Start Records supplied

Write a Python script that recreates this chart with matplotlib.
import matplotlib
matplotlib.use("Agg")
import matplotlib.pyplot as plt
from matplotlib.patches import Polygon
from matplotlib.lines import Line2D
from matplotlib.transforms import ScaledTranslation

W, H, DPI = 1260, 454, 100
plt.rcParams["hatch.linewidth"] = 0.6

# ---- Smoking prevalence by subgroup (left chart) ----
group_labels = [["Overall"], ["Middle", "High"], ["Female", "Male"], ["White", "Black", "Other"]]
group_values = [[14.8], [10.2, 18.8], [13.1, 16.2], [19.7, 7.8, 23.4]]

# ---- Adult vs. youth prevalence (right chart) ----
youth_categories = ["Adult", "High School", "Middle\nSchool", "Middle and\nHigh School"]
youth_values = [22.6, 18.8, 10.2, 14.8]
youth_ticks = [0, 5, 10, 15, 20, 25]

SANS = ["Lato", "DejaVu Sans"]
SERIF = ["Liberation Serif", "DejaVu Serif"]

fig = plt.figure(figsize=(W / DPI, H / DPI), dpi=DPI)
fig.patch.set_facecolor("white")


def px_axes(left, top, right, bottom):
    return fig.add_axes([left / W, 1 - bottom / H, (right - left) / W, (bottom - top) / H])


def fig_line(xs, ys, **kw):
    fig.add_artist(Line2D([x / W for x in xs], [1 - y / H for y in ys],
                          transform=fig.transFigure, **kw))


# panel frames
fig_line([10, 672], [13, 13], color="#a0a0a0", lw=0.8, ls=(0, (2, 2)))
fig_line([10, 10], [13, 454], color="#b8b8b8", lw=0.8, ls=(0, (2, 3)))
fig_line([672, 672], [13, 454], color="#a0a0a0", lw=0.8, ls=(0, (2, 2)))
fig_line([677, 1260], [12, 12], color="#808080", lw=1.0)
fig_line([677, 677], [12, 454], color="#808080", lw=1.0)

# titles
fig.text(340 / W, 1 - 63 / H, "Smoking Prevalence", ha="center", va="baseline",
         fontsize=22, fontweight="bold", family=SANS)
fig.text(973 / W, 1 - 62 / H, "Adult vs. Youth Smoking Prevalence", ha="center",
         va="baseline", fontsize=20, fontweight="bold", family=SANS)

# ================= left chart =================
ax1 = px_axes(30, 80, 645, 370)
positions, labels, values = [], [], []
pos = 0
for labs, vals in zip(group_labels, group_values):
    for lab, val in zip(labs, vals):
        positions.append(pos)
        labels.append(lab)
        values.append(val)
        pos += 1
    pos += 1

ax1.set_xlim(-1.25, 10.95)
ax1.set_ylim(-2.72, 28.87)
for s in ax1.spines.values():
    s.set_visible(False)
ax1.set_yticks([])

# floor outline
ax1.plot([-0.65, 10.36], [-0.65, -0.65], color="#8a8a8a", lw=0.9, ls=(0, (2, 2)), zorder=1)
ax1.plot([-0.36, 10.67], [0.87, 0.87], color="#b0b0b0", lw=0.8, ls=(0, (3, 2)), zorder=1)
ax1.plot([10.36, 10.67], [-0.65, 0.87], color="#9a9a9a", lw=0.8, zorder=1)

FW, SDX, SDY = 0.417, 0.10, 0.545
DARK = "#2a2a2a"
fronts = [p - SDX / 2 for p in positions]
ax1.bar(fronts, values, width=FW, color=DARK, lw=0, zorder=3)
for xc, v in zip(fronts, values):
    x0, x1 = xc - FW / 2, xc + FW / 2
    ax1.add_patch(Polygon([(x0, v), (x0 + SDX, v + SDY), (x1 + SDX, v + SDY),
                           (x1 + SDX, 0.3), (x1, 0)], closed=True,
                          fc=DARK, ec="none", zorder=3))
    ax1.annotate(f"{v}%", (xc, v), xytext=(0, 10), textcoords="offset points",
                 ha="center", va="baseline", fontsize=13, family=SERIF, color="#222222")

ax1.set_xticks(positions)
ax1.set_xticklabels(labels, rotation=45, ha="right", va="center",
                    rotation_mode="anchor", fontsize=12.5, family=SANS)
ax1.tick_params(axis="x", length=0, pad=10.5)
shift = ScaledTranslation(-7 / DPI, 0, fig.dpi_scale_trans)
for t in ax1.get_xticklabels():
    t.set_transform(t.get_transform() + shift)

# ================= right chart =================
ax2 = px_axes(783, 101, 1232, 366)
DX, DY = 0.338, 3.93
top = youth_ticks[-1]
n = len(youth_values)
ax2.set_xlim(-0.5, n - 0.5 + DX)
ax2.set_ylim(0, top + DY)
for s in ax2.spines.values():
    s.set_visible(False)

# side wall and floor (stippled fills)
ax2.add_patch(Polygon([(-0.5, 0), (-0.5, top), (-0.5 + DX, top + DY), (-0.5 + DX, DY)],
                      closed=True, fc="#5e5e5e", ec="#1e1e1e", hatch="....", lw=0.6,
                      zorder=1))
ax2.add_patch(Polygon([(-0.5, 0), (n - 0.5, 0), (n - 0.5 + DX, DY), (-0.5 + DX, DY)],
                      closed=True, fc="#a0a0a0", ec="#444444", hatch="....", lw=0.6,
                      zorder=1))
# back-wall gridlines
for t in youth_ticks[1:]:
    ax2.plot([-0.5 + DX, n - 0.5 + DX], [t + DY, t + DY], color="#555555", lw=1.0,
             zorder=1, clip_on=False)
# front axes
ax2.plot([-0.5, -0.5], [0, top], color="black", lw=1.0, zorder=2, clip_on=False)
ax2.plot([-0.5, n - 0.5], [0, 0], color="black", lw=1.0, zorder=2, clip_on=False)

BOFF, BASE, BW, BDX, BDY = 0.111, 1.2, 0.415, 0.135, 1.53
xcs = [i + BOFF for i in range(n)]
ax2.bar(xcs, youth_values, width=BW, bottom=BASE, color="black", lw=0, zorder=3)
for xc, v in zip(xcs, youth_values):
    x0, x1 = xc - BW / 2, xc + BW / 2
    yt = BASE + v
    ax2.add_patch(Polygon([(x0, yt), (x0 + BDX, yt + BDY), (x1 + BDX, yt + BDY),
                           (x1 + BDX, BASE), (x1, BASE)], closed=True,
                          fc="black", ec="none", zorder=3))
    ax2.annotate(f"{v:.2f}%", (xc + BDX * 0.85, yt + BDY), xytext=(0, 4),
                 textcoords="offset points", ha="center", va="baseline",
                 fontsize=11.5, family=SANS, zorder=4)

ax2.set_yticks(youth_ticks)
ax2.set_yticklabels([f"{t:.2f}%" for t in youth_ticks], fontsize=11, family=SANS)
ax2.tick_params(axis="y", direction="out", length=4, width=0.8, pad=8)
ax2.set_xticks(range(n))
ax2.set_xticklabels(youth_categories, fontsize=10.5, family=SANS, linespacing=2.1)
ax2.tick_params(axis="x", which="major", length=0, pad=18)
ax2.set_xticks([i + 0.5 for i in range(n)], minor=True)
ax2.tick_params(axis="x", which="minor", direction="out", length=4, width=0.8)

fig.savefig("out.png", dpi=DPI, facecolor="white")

End Records supplied
Start Records supplied

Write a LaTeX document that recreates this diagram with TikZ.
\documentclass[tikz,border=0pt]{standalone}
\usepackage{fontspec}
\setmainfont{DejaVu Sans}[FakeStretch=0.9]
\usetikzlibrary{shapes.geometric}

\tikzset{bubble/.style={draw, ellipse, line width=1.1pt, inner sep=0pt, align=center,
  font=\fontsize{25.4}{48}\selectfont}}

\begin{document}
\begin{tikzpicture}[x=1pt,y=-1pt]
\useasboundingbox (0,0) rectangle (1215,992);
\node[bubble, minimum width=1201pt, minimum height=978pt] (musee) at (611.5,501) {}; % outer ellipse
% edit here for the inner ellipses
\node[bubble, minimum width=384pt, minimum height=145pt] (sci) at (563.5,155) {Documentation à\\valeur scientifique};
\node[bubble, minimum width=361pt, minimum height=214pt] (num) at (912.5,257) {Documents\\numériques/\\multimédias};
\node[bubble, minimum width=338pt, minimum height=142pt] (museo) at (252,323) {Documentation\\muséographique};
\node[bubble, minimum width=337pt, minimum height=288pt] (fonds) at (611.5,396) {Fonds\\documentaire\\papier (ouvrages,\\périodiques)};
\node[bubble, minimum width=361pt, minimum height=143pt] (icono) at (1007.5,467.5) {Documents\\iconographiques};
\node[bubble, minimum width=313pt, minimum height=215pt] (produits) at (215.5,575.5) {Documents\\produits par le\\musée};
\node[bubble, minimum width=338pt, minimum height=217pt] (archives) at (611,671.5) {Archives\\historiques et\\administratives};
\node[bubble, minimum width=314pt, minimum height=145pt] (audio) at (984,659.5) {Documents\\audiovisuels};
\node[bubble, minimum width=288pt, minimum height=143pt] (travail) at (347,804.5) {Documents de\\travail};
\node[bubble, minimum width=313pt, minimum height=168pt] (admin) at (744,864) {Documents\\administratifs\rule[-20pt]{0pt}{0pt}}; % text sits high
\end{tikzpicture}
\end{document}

End Records supplied
Start Records supplied

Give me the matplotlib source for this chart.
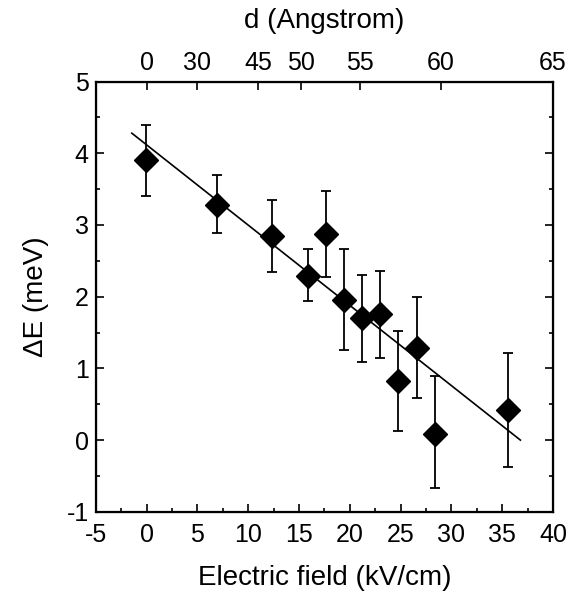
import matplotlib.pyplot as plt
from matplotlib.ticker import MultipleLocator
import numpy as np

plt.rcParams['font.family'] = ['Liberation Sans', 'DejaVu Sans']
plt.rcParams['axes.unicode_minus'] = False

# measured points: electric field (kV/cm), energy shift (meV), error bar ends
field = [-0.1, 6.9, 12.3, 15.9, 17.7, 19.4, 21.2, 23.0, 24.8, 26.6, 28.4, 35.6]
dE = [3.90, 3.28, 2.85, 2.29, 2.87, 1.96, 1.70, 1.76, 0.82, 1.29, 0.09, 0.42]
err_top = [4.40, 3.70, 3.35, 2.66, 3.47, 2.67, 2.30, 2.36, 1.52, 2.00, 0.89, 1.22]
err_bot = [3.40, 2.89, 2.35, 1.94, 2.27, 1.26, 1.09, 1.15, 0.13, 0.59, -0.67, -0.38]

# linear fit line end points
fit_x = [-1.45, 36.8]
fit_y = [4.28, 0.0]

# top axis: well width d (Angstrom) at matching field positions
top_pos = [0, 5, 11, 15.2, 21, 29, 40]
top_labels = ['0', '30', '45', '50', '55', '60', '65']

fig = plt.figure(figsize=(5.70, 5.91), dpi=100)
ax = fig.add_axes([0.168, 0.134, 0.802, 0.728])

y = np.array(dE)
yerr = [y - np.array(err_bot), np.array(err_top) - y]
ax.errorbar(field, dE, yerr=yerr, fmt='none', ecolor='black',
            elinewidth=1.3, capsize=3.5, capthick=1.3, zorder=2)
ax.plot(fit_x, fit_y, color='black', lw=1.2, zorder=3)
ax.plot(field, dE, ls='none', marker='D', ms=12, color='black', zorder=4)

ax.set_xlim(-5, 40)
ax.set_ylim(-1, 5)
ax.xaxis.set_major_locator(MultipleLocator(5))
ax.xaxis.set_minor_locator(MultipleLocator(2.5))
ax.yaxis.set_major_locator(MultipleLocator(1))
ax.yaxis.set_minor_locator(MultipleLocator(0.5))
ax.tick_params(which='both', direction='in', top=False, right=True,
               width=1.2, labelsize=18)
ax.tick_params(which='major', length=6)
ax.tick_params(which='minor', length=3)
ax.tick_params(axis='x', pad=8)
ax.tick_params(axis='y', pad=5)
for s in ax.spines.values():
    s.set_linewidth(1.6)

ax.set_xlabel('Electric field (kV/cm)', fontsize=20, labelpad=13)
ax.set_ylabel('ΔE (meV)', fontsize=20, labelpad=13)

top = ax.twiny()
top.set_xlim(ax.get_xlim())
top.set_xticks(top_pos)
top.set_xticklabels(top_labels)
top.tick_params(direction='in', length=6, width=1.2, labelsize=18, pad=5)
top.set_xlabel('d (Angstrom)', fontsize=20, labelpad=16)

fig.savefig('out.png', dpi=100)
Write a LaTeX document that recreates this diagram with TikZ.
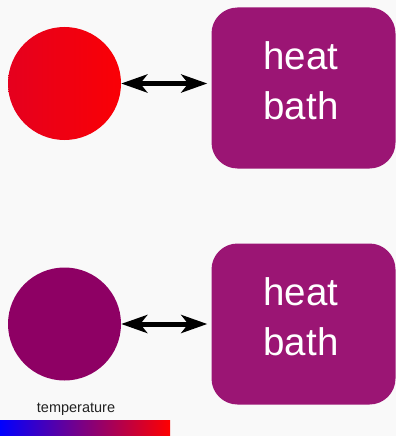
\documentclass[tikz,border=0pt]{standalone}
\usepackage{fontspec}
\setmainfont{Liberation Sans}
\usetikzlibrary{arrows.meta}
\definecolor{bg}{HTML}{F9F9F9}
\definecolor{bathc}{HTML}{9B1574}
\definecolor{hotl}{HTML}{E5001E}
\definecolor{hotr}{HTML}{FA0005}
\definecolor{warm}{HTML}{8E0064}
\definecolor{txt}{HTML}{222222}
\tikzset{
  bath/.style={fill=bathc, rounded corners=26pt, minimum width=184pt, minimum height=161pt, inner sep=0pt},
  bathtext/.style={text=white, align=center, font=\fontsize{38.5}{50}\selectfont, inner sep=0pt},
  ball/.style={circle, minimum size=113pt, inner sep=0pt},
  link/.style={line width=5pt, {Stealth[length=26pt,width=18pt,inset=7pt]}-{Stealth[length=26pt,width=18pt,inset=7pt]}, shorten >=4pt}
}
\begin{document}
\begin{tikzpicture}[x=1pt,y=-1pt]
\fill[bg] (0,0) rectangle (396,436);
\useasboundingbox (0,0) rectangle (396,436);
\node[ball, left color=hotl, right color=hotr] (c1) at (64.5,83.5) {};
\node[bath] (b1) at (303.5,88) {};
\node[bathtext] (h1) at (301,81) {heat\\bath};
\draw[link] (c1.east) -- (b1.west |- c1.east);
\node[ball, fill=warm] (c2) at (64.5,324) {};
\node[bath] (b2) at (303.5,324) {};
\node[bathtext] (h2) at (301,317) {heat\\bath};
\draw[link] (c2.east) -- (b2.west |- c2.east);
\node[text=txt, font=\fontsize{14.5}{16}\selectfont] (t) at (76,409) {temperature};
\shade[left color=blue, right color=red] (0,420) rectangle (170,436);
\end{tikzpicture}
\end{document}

End Records supplied

### Task to complete:
Each line from the line with "Write a Python" to the line with "transform=fig.transFigure, **kw))" is to be echoed exactly; both boundary lines are included, and nothing else is to be output.

### Written response:
Write a Python script that recreates this chart with matplotlib.
import matplotlib
matplotlib.use("Agg")
import matplotlib.pyplot as plt
from matplotlib.patches import Polygon
from matplotlib.lines import Line2D
from matplotlib.transforms import ScaledTranslation

W, H, DPI = 1260, 454, 100
plt.rcParams["hatch.linewidth"] = 0.6

# ---- Smoking prevalence by subgroup (left chart) ----
group_labels = [["Overall"], ["Middle", "High"], ["Female", "Male"], ["White", "Black", "Other"]]
group_values = [[14.8], [10.2, 18.8], [13.1, 16.2], [19.7, 7.8, 23.4]]

# ---- Adult vs. youth prevalence (right chart) ----
youth_categories = ["Adult", "High School", "Middle\nSchool", "Middle and\nHigh School"]
youth_values = [22.6, 18.8, 10.2, 14.8]
youth_ticks = [0, 5, 10, 15, 20, 25]

SANS = ["Lato", "DejaVu Sans"]
SERIF = ["Liberation Serif", "DejaVu Serif"]

fig = plt.figure(figsize=(W / DPI, H / DPI), dpi=DPI)
fig.patch.set_facecolor("white")


def px_axes(left, top, right, bottom):
    return fig.add_axes([left / W, 1 - bottom / H, (right - left) / W, (bottom - top) / H])


def fig_line(xs, ys, **kw):
    fig.add_artist(Line2D([x / W for x in xs], [1 - y / H for y in ys],
                          transform=fig.transFigure, **kw))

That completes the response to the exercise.